Вот и сейчас со мной могло повториться то же самое, что повторялось год за годом в школе. Я влюблюсь в эту прекрасную, кажущуюся мне идеальной Тину и начну отдавать ей всю себя пригоршнями, вычерпывать для нее половниками всю себя до дна, чтобы показать, что я готова служить ей до конца ее дней, лишь бы она не прогоняла меня, лишь бы не швыряла меня лицом о подлокотник, лишь бы не искала более привлекательную замену своей новой подруге.

И я снова останусь одна.

Я не хотела, чтобы это повторилось. Вовсе не потому, что устала собирать себя по кусочкам, нет. У этого нежелания были две причины. Первая – злость. Моя мать ушла от меня, и я окончательно признала свою несостоятельность как дочери для собственной матери. А также и как друга, который рано или поздно начинает надоедать.
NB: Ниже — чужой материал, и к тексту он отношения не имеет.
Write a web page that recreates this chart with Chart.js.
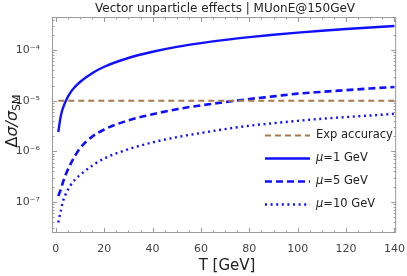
<!DOCTYPE html>
<html>
<head>
<meta charset="utf-8">
<script src="https://cdn.jsdelivr.net/npm/chart.js@4/dist/chart.umd.min.js"></script>
<style>
  html, body { margin: 0; padding: 0; background: #fff; }
  #wrap { width: 407px; height: 276px; position: relative; }
</style>
</head>
<body>
<div id="wrap"><canvas id="myChart"></canvas></div>
<script>
// values
const T = [1, 2, 3, 4, 6, 8, 10, 15, 20, 30, 40, 50, 60, 70, 80, 90, 100, 110, 120, 130, 140];
const mu1 = [2.4e-6, 4.9e-6, 7.3e-6, 9.7e-6, 1.45e-5, 1.9e-5, 2.35e-5, 3.5e-5, 4.7e-5, 7.0e-5, 9.3e-5,
  1.16e-4, 1.38e-4, 1.6e-4, 1.81e-4, 2.02e-4, 2.22e-4, 2.42e-4, 2.62e-4, 2.81e-4, 3.0e-4];
const mu5 = [1.3e-7, 1.75e-7, 2.5e-7, 3.4e-7, 5.5e-7, 8.2e-7, 1.15e-6, 1.95e-6, 2.7e-6, 4.1e-6, 5.4e-6,
  6.8e-6, 8.1e-6, 9.4e-6, 1.08e-5, 1.22e-5, 1.38e-5, 1.5e-5, 1.62e-5, 1.75e-5, 1.87e-5];
const mu10 = [3.9e-8, 6.5e-8, 1.05e-7, 1.4e-7, 2.1e-7, 2.8e-7, 3.4e-7, 5.2e-7, 7.2e-7, 1.1e-6, 1.5e-6,
  1.9e-6, 2.3e-6, 2.75e-6, 3.2e-6, 3.6e-6, 4.0e-6, 4.4e-6, 4.75e-6, 5.1e-6, 5.5e-6];
const expT = [1, 140];
const expAcc = [1e-5, 1e-5];
const xTicks = [0, 20, 40, 60, 80, 100, 120, 140];
const yTicks = [1e-7, 1e-6, 1e-5, 1e-4];
const labels = ["Exp accuracy", "μ=1 GeV", "μ=5 GeV", "μ=10 GeV"];

const BLUE = "#1010ff";
const BROWN = "#a87a4c";
const AXIS = "#9a9a9a";
const FONT = "'DejaVu Sans', sans-serif";

const pts = (xs, ys) => xs.map((x, i) => ({ x: x, y: ys[i] }));
const sup = (n) => String(n).replace("-", "⁻").replace(/\d/g, (d) => "⁰¹²³⁴⁵⁶⁷⁸⁹"[d]);

const frame = {
  id: "frame",
  afterDatasetsDraw(chart) {
    const { ctx, chartArea: a, scales } = chart;
    const xs = scales.x, ys = scales.y;
    ctx.save();
    ctx.strokeStyle = AXIS;
    ctx.lineWidth = 1;
    ctx.strokeRect(a.left + 0.5, a.top + 0.5, a.right - a.left - 1, a.bottom - a.top - 1);
    ctx.beginPath();
    // x ticks, major every 20, minor every 5
    for (let v = 0; v <= 140; v += 5) {
      const px = Math.round(xs.getPixelForValue(v)) + 0.5;
      const len = v % 20 === 0 ? 5 : 2.5;
      ctx.moveTo(px, a.bottom); ctx.lineTo(px, a.bottom - len);
      ctx.moveTo(px, a.top); ctx.lineTo(px, a.top + len);
    }
    // y ticks, log
    for (let e = -8; e <= -4; e++) {
      for (let k = 1; k <= 9; k++) {
        const v = k * Math.pow(10, e);
        if (v < ys.min || v > ys.max) continue;
        const py = Math.round(ys.getPixelForValue(v)) + 0.5;
        const len = k === 1 ? 5 : 2.5;
        ctx.moveTo(a.left, py); ctx.lineTo(a.left + len, py);
        ctx.moveTo(a.right, py); ctx.lineTo(a.right - len, py);
      }
    }
    ctx.stroke();

    // title
    ctx.fillStyle = "#222";
    ctx.font = "12px " + FONT;
    ctx.textAlign = "center";
    ctx.textBaseline = "middle";
    ctx.fillText("Vector unparticle effects | MUonE@150GeV", 225, 8.5);

    // x title
    ctx.font = "15px " + FONT;
    ctx.fillText("T [GeV]", 227, 266);

    // y title with subscript
    ctx.save();
    ctx.translate(17, 121);
    ctx.rotate(-Math.PI / 2);
    ctx.textAlign = "left";
    ctx.textBaseline = "alphabetic";
    ctx.font = "16px " + FONT;
    const s1 = "Δ", s2 = "σ/", s3 = "σ";
    const w1 = ctx.measureText(s1).width;
    ctx.font = "italic 16px " + FONT;
    const w2 = ctx.measureText(s2).width, w3 = ctx.measureText(s3).width;
    ctx.font = "11px " + FONT;
    const w4 = ctx.measureText("SM").width;
    let x0 = -(w1 + w2 + w3 + w4) / 2;
    ctx.font = "16px " + FONT;
    ctx.fillText(s1, x0, 0); x0 += w1;
    ctx.font = "italic 16px " + FONT;
    ctx.fillText(s2, x0, 0); x0 += w2;
    ctx.fillText(s3, x0, 0); x0 += w3;
    ctx.font = "11px " + FONT;
    ctx.fillText("SM", x0, 3);
    ctx.restore();

    // legend
    const ds = chart.data.datasets;
    const rows = [135.5, 158.5, 181.5, 204.5];
    ds.forEach((d, i) => {
      const y = rows[i];
      ctx.save();
      ctx.strokeStyle = d.borderColor;
      ctx.lineWidth = d.borderWidth;
      ctx.setLineDash(d.borderDash || []);
      ctx.beginPath();
      ctx.moveTo(265, y); ctx.lineTo(310, y);
      ctx.stroke();
      ctx.restore();
      ctx.fillStyle = "#222";
      ctx.textAlign = "left";
      ctx.textBaseline = "middle";
      const lab = labels[i];
      let tx = 316;
      if (lab.startsWith("μ")) {
        ctx.font = "italic 11.5px " + FONT;
        ctx.fillText("μ", tx, y);
        tx += ctx.measureText("μ").width;
        ctx.font = "11.5px " + FONT;
        ctx.fillText(lab.slice(1), tx, y);
      } else {
        ctx.font = "11.5px " + FONT;
        ctx.fillText(lab, tx, y);
      }
    });
    ctx.restore();
  },
};

const config = {
  type: "line",
  data: {
    datasets: [
      { data: pts(expT, expAcc), borderColor: BROWN, borderWidth: 2.2, borderDash: [6, 4] },
      { data: pts(T, mu1), borderColor: BLUE, borderWidth: 2.4 },
      { data: pts(T, mu5), borderColor: BLUE, borderWidth: 2.6, borderDash: [7, 4] },
      { data: pts(T, mu10), borderColor: BLUE, borderWidth: 2.4, borderDash: [2, 3.6] },
    ],
  },
  options: {
    responsive: true,
    maintainAspectRatio: false,
    animation: false,
    events: [],
    layout: { padding: { left: 0, right: 10, top: 17, bottom: 0 } },
    elements: {
      point: { radius: 0 },
      line: { cubicInterpolationMode: "monotone", fill: false },
    },
    plugins: { legend: { display: false }, title: { display: false }, tooltip: { enabled: false } },
    scales: {
      x: {
        type: "linear",
        min: -1.6,
        max: 140.7,
        grid: { display: false },
        border: { display: false },
        afterFit: (s) => { s.height = 43; },
        afterBuildTicks: (s) => { s.ticks = xTicks.map((v) => ({ value: v })); },
        ticks: { color: "#444", font: { size: 11, family: FONT }, padding: 2, maxRotation: 0 },
      },
      y: {
        type: "logarithmic",
        min: 2.42e-8,
        max: 4.53e-4,
        grid: { display: false },
        border: { display: false },
        afterFit: (s) => { s.width = 52; },
        afterBuildTicks: (s) => { s.ticks = yTicks.map((v) => ({ value: v })); },
        ticks: {
          color: "#444",
          font: { size: 11, family: FONT },
          padding: 4,
          autoSkip: false,
          callback: (v) => "10" + sup(Math.round(Math.log10(v))),
        },
      },
    },
  },
  plugins: [frame],
};

window.addEventListener("DOMContentLoaded", () => {
  new Chart(document.getElementById("myChart"), config);
});
</script>
</body>
</html>
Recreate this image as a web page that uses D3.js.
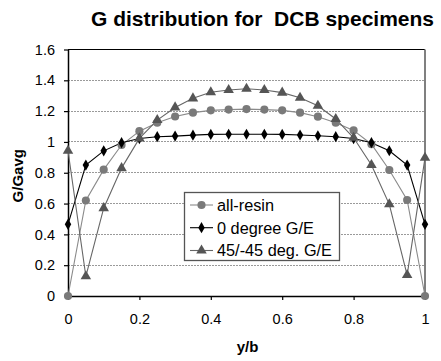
<!DOCTYPE html>
<html><head><meta charset="utf-8">
<script src="https://cdn.jsdelivr.net/npm/d3@7"></script>
<style>body{margin:0;background:#fff}svg{display:block;font-family:"Liberation Sans",Arial,sans-serif}</style>
</head><body><svg id="c" width="441" height="361"></svg>
<script>
const xs = [0,0.05,0.1,0.15,0.2,0.25,0.3,0.35,0.4,0.45,0.5,0.55,0.6,0.65,0.7,0.75,0.8,0.85,0.9,0.95,1];
const allResin = [0,0.62,0.82,0.98,1.07,1.125,1.165,1.19,1.205,1.21,1.213,1.21,1.205,1.19,1.164,1.125,1.075,0.985,0.818,0.623,0];
const deg0 = [0.465,0.85,0.942,0.995,1.022,1.034,1.038,1.044,1.049,1.05,1.05,1.05,1.049,1.045,1.04,1.034,1.022,0.995,0.943,0.85,0.465];
const deg45 = [0.943,0.128,0.57,0.83,1.023,1.142,1.224,1.283,1.322,1.337,1.345,1.337,1.32,1.287,1.235,1.149,1.027,0.85,0.595,0.136,0.897];
const seriesNames = ["all-resin","0 degree G/E","45/-45 deg. G/E"];
const xTicks = [0,0.2,0.4,0.6,0.8,1];
const yTicks = [0,0.2,0.4,0.6,0.8,1,1.2,1.4,1.6];
const titleText = "G distribution for  DCB specimens";

const svg = d3.select("#c");
const L=68,R=425,T=49.5,B=296;
const x = d3.scaleLinear().domain([0,1]).range([L,R]);
const y = d3.scaleLinear().domain([0,1.6]).range([B,T]);

// gridlines
svg.append("g").selectAll("line").data(yTicks.filter(v=>v>0&&v<1.6)).join("line")
  .attr("x1",L).attr("x2",R).attr("y1",d=>y(d)).attr("y2",d=>y(d))
  .attr("stroke","#9a9a9a").attr("stroke-width",1).attr("stroke-dasharray","1.5,1.5")
  .attr("shape-rendering","crispEdges");

// top and right border
svg.append("line").attr("x1",L).attr("x2",R).attr("y1",T).attr("y2",T).attr("stroke","#000").attr("stroke-width",1.2);
svg.append("line").attr("x1",R).attr("x2",R).attr("y1",T).attr("y2",B).attr("stroke","#808080").attr("stroke-width",2);

// axes
const xAxis = d3.axisBottom(x).tickValues(xTicks).tickFormat(d3.format("")).tickSizeInner(4).tickSizeOuter(0).tickPadding(14);
const yAxis = d3.axisLeft(y).tickValues(yTicks).tickFormat(d3.format("")).tickSizeInner(4).tickSizeOuter(0).tickPadding(9);
const gx = svg.append("g").attr("transform",`translate(0,${B})`).call(xAxis);
const gy = svg.append("g").attr("transform",`translate(${L},0)`).call(yAxis);
[gx,gy].forEach(g=>{
  g.select(".domain").attr("stroke","#000").attr("stroke-width",1.5);
  g.selectAll(".tick line").attr("stroke","#000").attr("stroke-width",1.2);
  g.selectAll(".tick text").attr("fill","#000").attr("font-size",14.5).attr("font-family","Liberation Sans, Arial, sans-serif");
});

// series
const specs = [
  {vals:allResin, line:"#8a8a8a", mark:"#7a7a7a", sym:d3.symbolCircle, size:52},
  {vals:deg0, line:"#000", mark:"#000", sym:d3.symbolDiamond, size:36},
  {vals:deg45, line:"#666", mark:"#555", sym:d3.symbolTriangle, size:48}
];
const lineGen = d3.line().x(d=>x(d[0])).y(d=>y(d[1]));
specs.forEach(s=>{
  const pts = xs.map((v,i)=>[v,s.vals[i]]);
  svg.append("path").datum(pts).attr("d",lineGen).attr("fill","none").attr("stroke",s.line).attr("stroke-width",1.1);
});
specs.forEach(s=>{
  const pts = xs.map((v,i)=>[v,s.vals[i]]);
  svg.append("g").selectAll("path").data(pts).join("path")
    .attr("d",d3.symbol().type(s.sym).size(s.size))
    .attr("transform",d=>`translate(${x(d[0])},${y(d[1])})`)
    .attr("fill",s.mark);
});

// legend
const lg = svg.append("g");
lg.append("rect").attr("x",184.5).attr("y",192.5).attr("width",155).attr("height",68)
  .attr("fill","#fff").attr("stroke","#555").attr("stroke-width",1.3);
const rows = [205,227.7,250.5];
specs.forEach((s,i)=>{
  lg.append("line").attr("x1",190).attr("x2",213).attr("y1",rows[i]).attr("y2",rows[i]).attr("stroke",s.line).attr("stroke-width",1.1);
  lg.append("path").attr("d",d3.symbol().type(s.sym).size(s.size)).attr("transform",`translate(201.5,${rows[i]})`).attr("fill",s.mark);
  lg.append("text").attr("x",217).attr("y",rows[i]).attr("dy","0.36em").attr("font-size",16.3).attr("fill","#000").text(seriesNames[i]);
});

// titles
svg.append("text").attr("x",262.5).attr("y",26).attr("text-anchor","middle").attr("font-size",21).attr("font-weight","bold")
  .style("white-space","pre").text(titleText);
svg.append("text").attr("x",(L+R)/2+1).attr("y",352).attr("text-anchor","middle").attr("font-size",15).attr("font-weight","bold").text("y/b");
svg.append("text").attr("transform",`translate(23,${(T+B)/2+3}) rotate(-90)`).attr("text-anchor","middle").attr("font-size",15).attr("font-weight","bold").text("G/Gavg");
</script></body></html>
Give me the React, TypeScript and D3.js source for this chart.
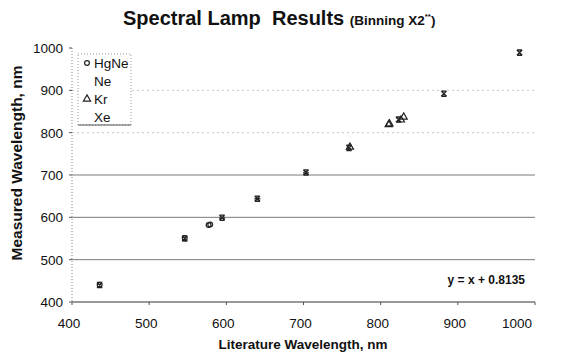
import React from "react";
import * as d3 from "d3";

const xTicks = [400, 500, 600, 700, 800, 900, 1000];
const yTicks = [400, 500, 600, 700, 800, 900, 1000];
const solidGrid = [500, 600, 700];
const faintGrid = [800, 900];

const hgNeX = [435.8, 546.1, 577.0, 579.1];
const hgNeY = [441, 551, 582, 583];
const neX = [594.5, 640.2, 703.2];
const neY = [598, 644, 705];
const krX = [760.2, 810.4, 811.3, 826.3, 829.8];
const krY = [766, 819, 821, 830, 837];
const xeX = [435.8, 546.1, 594.5, 640.2, 703.2, 759.0, 823.2, 881.9, 980.0];
const xeY = [440, 550, 599, 644, 706, 764, 831, 892, 989];

const legendItems = ["HgNe", "Ne", "Kr", "Xe"];
const equation = "y = x + 0.8135";

const W = 564;
const H = 357;
const x = d3.scaleLinear().domain([400, 1000]).range([72, 535]);
const y = d3.scaleLinear().domain([400, 1000]).range([302, 48]);

const font = "'Liberation Sans', Arial, sans-serif";

function Circle({ cx, cy }: { cx: number; cy: number }) {
  return <circle cx={cx} cy={cy} r={2.4} fill="none" stroke="#222" strokeWidth={1.2} />;
}
function Tri({ cx, cy }: { cx: number; cy: number }) {
  const p = d3.symbol().type(d3.symbolTriangle).size(22)();
  return <path d={p as string} transform={`translate(${cx},${cy})`} fill="none" stroke="#222" strokeWidth={1.2} />;
}
function XMark({ cx, cy }: { cx: number; cy: number }) {
  const s = 2.6;
  return (
    <path
      d={`M${cx - s},${cy - s}L${cx + s},${cy + s}M${cx - s},${cy + s}L${cx + s},${cy - s}M${cx - s},${cy - s}L${cx + s},${cy - s}M${cx - s},${cy + s}L${cx + s},${cy + s}`}
      stroke="#222"
      strokeWidth={1.4}
      fill="none"
    />
  );
}
function Dash({ cx, cy }: { cx: number; cy: number }) {
  return <path d={`M${cx - 3},${cy}L${cx + 3},${cy}`} stroke="#333" strokeWidth={1.4} />;
}

export default function App() {
  return (
    <svg width={W} height={H} style={{ position: "absolute", left: 0, top: 0, background: "#fff" }} fontFamily={font}>
      <rect x={0} y={0} width={W} height={H} fill="#fff" />
      {/* title */}
      <text x={123} y={25} fontWeight="bold" fill="#111" xmlSpace="preserve">
        <tspan fontSize={20}>Spectral Lamp  Results </tspan>
        <tspan fontSize={13.5}>(Binning X2</tspan>
        <tspan fontSize={8} dy={-6}>**</tspan>
        <tspan fontSize={13.5} dy={6}>)</tspan>
      </text>

      {/* gridlines */}
      {solidGrid.map((v) => (
        <line key={"g" + v} x1={x(400)} x2={x(1000)} y1={y(v)} y2={y(v)} stroke="#7a7a7a" strokeWidth={1} />
      ))}
      {faintGrid.map((v) => (
        <line key={"f" + v} x1={x(400)} x2={x(1000)} y1={y(v)} y2={y(v)} stroke="#c8c8c8" strokeWidth={1} strokeDasharray="2,3" />
      ))}

      {/* axes */}
      <line x1={x(400)} x2={x(400)} y1={y(1000)} y2={y(400)} stroke="#888" strokeDasharray="1,2" />
      <line x1={x(400)} x2={x(1000)} y1={y(400)} y2={y(400)} stroke="#333" strokeWidth={1} />
      {yTicks.map((v) => (
        <g key={"yt" + v}>
          <line x1={x(400) - 3} x2={x(400)} y1={y(v)} y2={y(v)} stroke="#555" />
          <text x={63} y={y(v) + 5} fontSize={13.5} textAnchor="end" fill="#111">
            {v}
          </text>
        </g>
      ))}
      {xTicks.map((v, i) => {
        const last = i === xTicks.length - 1;
        return (
          <g key={"xt" + v}>
            <line x1={x(v)} x2={x(v)} y1={y(400)} y2={y(400) + 3} stroke="#555" />
            <text x={last ? x(v) - 3 : x(v) - 3} y={328} fontSize={13.5} textAnchor={last ? "end" : "middle"} fill="#111">
              {v}
            </text>
          </g>
        );
      })}

      {/* axis titles */}
      <text x={303} y={349} fontSize={13.5} fontWeight="bold" textAnchor="middle" fill="#111">
        Literature Wavelength, nm
      </text>
      <text transform={`translate(22,${163}) rotate(-90)`} fontSize={15.5} fontWeight="bold" textAnchor="middle" fill="#111">
        Measured Wavelength, nm
      </text>

      {/* data */}
      {hgNeX.map((v, i) => (
        <Circle key={"h" + i} cx={x(v)} cy={y(hgNeY[i])} />
      ))}
      {neX.map((v, i) => (
        <Dash key={"n" + i} cx={x(v)} cy={y(neY[i])} />
      ))}
      {krX.map((v, i) => (
        <Tri key={"k" + i} cx={x(v)} cy={y(krY[i])} />
      ))}
      {xeX.map((v, i) => (
        <XMark key={"x" + i} cx={x(v)} cy={y(xeY[i])} />
      ))}

      {/* equation */}
      <text x={525} y={284} fontSize={12} fontWeight="bold" textAnchor="end" fill="#111">
        {equation}
      </text>

      {/* legend */}
      <rect x={78} y={54} width={53} height={71} fill="#fff" stroke="#999" strokeDasharray="1,2" />
      <line x1={78} x2={131} y1={125} y2={125} stroke="#555" />
      {legendItems.map((name, i) => {
        const cy = 63 + i * 18;
        return (
          <g key={name}>
            {name === "HgNe" && <Circle cx={87} cy={cy} />}
            {name === "Kr" && <Tri cx={87} cy={cy} />}
            <text x={94} y={cy + 5} fontSize={13.5} fill="#111">
              {name}
            </text>
          </g>
        );
      })}
    </svg>
  );
}
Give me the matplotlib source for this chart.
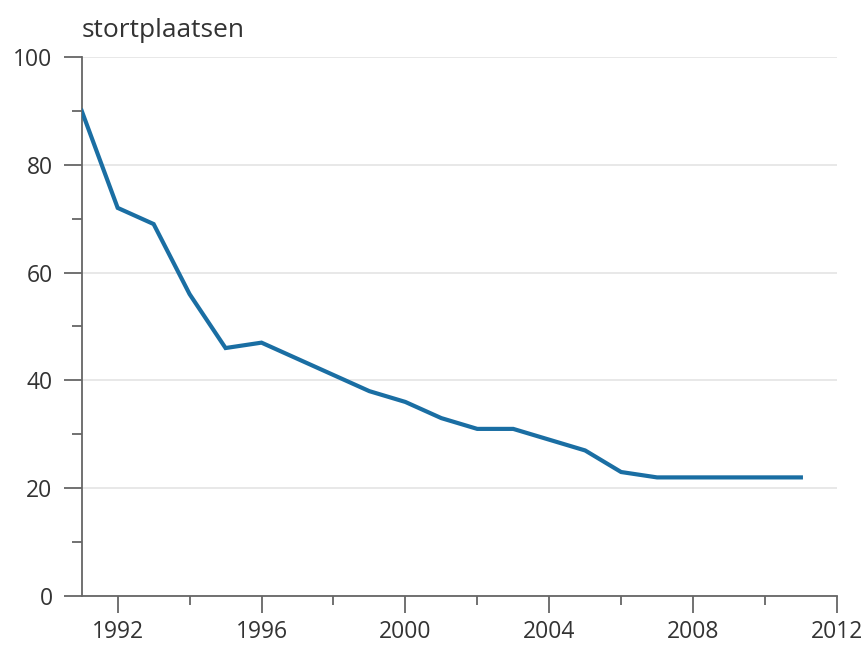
import matplotlib
matplotlib.use("Agg")
import matplotlib.pyplot as plt
from matplotlib.ticker import MultipleLocator

years = [1991, 1992, 1993, 1994, 1995, 1996, 1997, 1998, 1999, 2000, 2001,
         2002, 2003, 2004, 2005, 2006, 2007, 2008, 2009, 2010, 2011]
stortplaatsen = [90, 72, 69, 56, 46, 47, 44, 41, 38, 36, 33,
                 31, 31, 29, 27, 23, 22, 22, 22, 22, 22]
x_ticks = [1992, 1996, 2000, 2004, 2008, 2012]
y_ticks = [0, 20, 40, 60, 80, 100]
y_label = "stortplaatsen"

plt.rcParams['font.family'] = ['Open Sans', 'DejaVu Sans']

fig = plt.figure(figsize=(8.62, 6.51), dpi=100)
ax = fig.add_axes([0.0948, 0.0845, 0.876, 0.828])

ax.plot(years, stortplaatsen, color='#1a6ea3', linewidth=3.0, solid_joinstyle='miter', zorder=3)

ax.set_xlim(1991, 2012)
ax.set_ylim(0, 100)
ax.set_xticks(x_ticks)
ax.set_yticks(y_ticks)
ax.xaxis.set_minor_locator(MultipleLocator(2))
ax.yaxis.set_minor_locator(MultipleLocator(10))

ax.grid(axis='y', which='major', color='#e4e4e4', linewidth=1.2, zorder=0)
for s in ['top', 'right']:
    ax.spines[s].set_visible(False)
for s in ['left', 'bottom']:
    ax.spines[s].set_color('#666666')
    ax.spines[s].set_linewidth(1.3)

ax.tick_params(axis='both', which='major', direction='out', width=1.3,
               color='#666666', labelsize=16.5, labelcolor='#333333')
ax.tick_params(axis='both', which='minor', direction='out', width=1.3,
               color='#666666')
ax.tick_params(axis='x', which='major', length=12.5, pad=5)
ax.tick_params(axis='x', which='minor', length=6.5)
ax.tick_params(axis='y', which='major', length=13, pad=8)
ax.tick_params(axis='y', which='minor', length=7.2)

fig.text(0.0948, 0.943, y_label, fontsize=19, color='#333333', ha='left', va='baseline')

fig.savefig('out.png', dpi=100)
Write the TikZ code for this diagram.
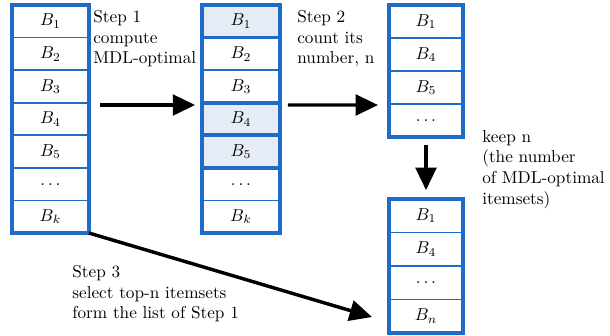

Я злилась на себя, что раз за разом прохожу один и тот же сценарий, не желая признавать очевидное: никто не полюбит меня за то, что я ему прислуживаю.

Вторая причина – сама Тина. Что-то было в ней такое особенное, что, хоть и напомнило мне мой предыдущий опыт дружбы с женщинами, сильно отличало ее от всех них. Она была мудрее, чем каждая из глупых одноклассниц, за которых я делала домашку. Красивее, чем любая из них. Я видела: ей вовсе не нужно, чтобы я ей поклонялась, тешила ее самолюбие и исполняла ее желания. Я просто нравилась ей – вот почему она со мной. Все еще непонятно, по какой причине и как надолго, но я нравилась ей. Такая как есть. Я еще ничего не сделала для нее, кроме пары незначительных комплиментов. Я еще не выслушивала ее душевных исповедей, не вытирала ее слез, не убеждала, что она самая лучшая и самая красивая девушка на свете, но я уже нравилась ей. И это было удивительно приятно.

Тогда я впервые подумала, что, возможно, это все по-настоящему, всерьез. «Возможно, в этот раз, – мечтала я, – я смогу сделать все по-другому, и она останется со мной, останется моим другом, моей спутницей, моим вдохновением. Возможно, она научит меня вот так же, как умеет только она, понимать саму себя и нравиться самой себе».

Таким был день, когда я потеряла мать и нашла подругу. Я не придала особого значения этому совпадению. Не увидела в нем ни перста судьбы, ни предзнаменования, ни закономерности. А ведь все это было.